Begin at the first line of the data and copy each line through the one containing "h_ticks = list(range(55, 66, 1))", that line included, with no pictures.

**DATA PROVIDED**:
— BEGIN —

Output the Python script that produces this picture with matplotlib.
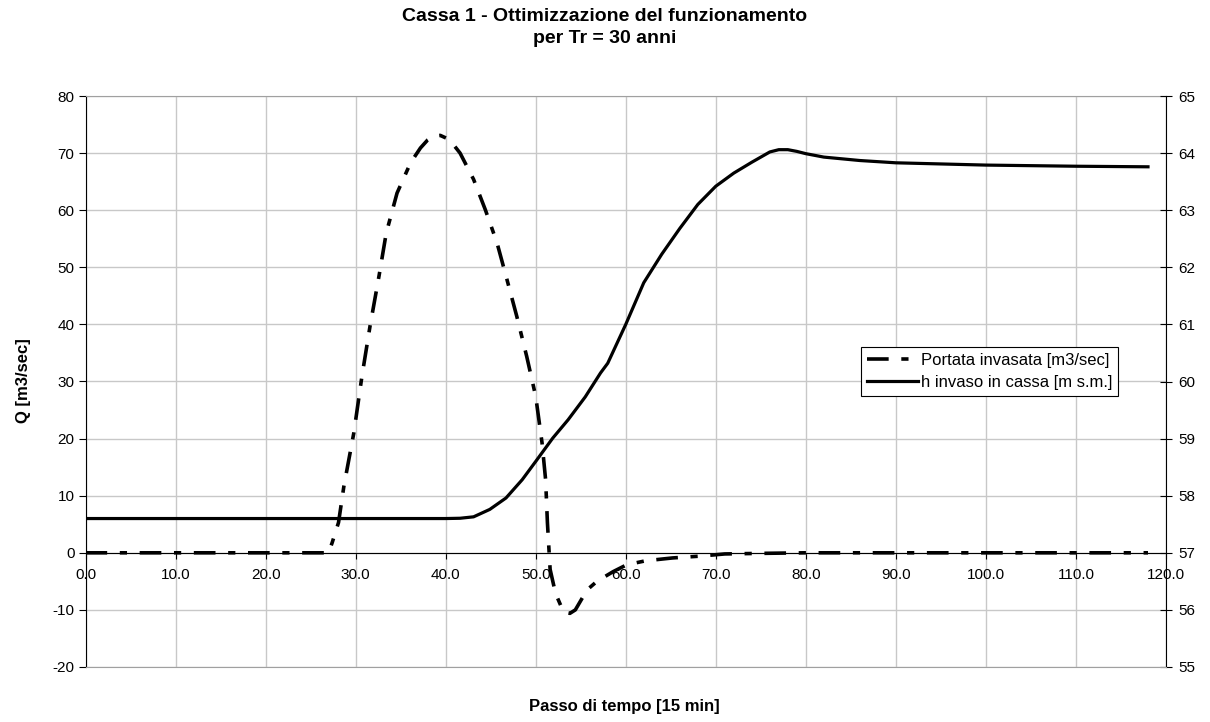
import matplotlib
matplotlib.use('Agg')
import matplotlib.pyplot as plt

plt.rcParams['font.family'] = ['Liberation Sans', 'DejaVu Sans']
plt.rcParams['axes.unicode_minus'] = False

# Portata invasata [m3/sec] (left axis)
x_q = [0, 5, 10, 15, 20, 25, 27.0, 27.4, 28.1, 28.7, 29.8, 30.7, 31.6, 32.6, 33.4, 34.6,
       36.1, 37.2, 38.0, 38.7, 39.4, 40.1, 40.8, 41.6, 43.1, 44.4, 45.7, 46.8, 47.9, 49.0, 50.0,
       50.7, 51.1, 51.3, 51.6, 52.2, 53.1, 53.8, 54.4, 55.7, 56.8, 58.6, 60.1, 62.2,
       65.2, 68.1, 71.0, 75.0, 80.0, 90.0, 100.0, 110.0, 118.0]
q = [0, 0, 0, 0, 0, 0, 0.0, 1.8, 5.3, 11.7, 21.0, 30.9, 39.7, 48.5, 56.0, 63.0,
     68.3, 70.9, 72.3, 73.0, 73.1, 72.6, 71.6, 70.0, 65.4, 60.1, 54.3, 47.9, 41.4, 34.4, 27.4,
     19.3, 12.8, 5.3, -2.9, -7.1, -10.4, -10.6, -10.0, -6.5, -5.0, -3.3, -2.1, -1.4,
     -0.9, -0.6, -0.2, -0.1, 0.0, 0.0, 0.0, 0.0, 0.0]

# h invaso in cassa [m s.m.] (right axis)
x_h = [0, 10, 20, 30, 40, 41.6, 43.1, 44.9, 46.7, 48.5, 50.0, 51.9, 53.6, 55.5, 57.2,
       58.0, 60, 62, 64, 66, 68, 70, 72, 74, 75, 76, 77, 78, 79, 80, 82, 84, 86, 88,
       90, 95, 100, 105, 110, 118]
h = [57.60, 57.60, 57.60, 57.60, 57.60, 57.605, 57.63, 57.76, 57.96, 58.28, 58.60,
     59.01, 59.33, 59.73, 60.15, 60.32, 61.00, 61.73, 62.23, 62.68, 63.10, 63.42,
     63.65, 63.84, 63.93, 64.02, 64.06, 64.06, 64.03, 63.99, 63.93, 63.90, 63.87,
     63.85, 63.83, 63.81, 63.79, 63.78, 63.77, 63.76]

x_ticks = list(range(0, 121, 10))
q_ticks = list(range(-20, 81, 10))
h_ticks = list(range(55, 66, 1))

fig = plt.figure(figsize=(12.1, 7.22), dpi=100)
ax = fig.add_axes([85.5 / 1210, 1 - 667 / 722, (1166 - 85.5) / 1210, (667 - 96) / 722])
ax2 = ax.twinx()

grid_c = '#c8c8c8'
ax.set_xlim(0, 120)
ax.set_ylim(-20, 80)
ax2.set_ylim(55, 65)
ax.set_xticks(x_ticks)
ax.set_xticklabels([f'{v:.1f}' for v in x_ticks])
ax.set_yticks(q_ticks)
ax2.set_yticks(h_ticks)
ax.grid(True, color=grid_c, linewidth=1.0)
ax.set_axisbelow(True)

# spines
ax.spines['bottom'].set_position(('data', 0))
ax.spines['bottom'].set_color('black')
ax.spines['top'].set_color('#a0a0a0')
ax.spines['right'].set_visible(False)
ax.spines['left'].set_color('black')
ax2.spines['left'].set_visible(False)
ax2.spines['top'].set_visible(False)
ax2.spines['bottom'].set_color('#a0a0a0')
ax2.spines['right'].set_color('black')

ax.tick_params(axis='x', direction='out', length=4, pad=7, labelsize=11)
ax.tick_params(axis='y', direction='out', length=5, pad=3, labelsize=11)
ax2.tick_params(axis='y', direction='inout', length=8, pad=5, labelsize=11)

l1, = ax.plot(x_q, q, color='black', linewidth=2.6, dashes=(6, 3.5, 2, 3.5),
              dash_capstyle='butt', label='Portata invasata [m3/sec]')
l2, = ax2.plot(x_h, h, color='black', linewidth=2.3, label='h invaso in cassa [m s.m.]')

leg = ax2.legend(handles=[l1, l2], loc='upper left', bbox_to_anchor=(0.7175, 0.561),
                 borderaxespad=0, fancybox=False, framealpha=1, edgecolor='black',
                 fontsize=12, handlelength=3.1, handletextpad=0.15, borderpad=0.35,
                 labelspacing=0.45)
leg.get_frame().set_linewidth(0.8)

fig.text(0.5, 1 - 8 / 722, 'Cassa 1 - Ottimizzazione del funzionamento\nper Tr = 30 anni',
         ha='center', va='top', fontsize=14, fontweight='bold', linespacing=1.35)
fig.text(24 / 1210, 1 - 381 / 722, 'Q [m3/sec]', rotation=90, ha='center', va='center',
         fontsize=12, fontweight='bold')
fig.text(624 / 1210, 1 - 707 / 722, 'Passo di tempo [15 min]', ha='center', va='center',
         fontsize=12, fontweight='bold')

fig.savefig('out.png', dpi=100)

— END —

**EXERCISE RESULT**:
Output the Python script that produces this picture with matplotlib.
import matplotlib
matplotlib.use('Agg')
import matplotlib.pyplot as plt

plt.rcParams['font.family'] = ['Liberation Sans', 'DejaVu Sans']
plt.rcParams['axes.unicode_minus'] = False

# Portata invasata [m3/sec] (left axis)
x_q = [0, 5, 10, 15, 20, 25, 27.0, 27.4, 28.1, 28.7, 29.8, 30.7, 31.6, 32.6, 33.4, 34.6,
       36.1, 37.2, 38.0, 38.7, 39.4, 40.1, 40.8, 41.6, 43.1, 44.4, 45.7, 46.8, 47.9, 49.0, 50.0,
       50.7, 51.1, 51.3, 51.6, 52.2, 53.1, 53.8, 54.4, 55.7, 56.8, 58.6, 60.1, 62.2,
       65.2, 68.1, 71.0, 75.0, 80.0, 90.0, 100.0, 110.0, 118.0]
q = [0, 0, 0, 0, 0, 0, 0.0, 1.8, 5.3, 11.7, 21.0, 30.9, 39.7, 48.5, 56.0, 63.0,
     68.3, 70.9, 72.3, 73.0, 73.1, 72.6, 71.6, 70.0, 65.4, 60.1, 54.3, 47.9, 41.4, 34.4, 27.4,
     19.3, 12.8, 5.3, -2.9, -7.1, -10.4, -10.6, -10.0, -6.5, -5.0, -3.3, -2.1, -1.4,
     -0.9, -0.6, -0.2, -0.1, 0.0, 0.0, 0.0, 0.0, 0.0]

# h invaso in cassa [m s.m.] (right axis)
x_h = [0, 10, 20, 30, 40, 41.6, 43.1, 44.9, 46.7, 48.5, 50.0, 51.9, 53.6, 55.5, 57.2,
       58.0, 60, 62, 64, 66, 68, 70, 72, 74, 75, 76, 77, 78, 79, 80, 82, 84, 86, 88,
       90, 95, 100, 105, 110, 118]
h = [57.60, 57.60, 57.60, 57.60, 57.60, 57.605, 57.63, 57.76, 57.96, 58.28, 58.60,
     59.01, 59.33, 59.73, 60.15, 60.32, 61.00, 61.73, 62.23, 62.68, 63.10, 63.42,
     63.65, 63.84, 63.93, 64.02, 64.06, 64.06, 64.03, 63.99, 63.93, 63.90, 63.87,
     63.85, 63.83, 63.81, 63.79, 63.78, 63.77, 63.76]

x_ticks = list(range(0, 121, 10))
q_ticks = list(range(-20, 81, 10))
h_ticks = list(range(55, 66, 1))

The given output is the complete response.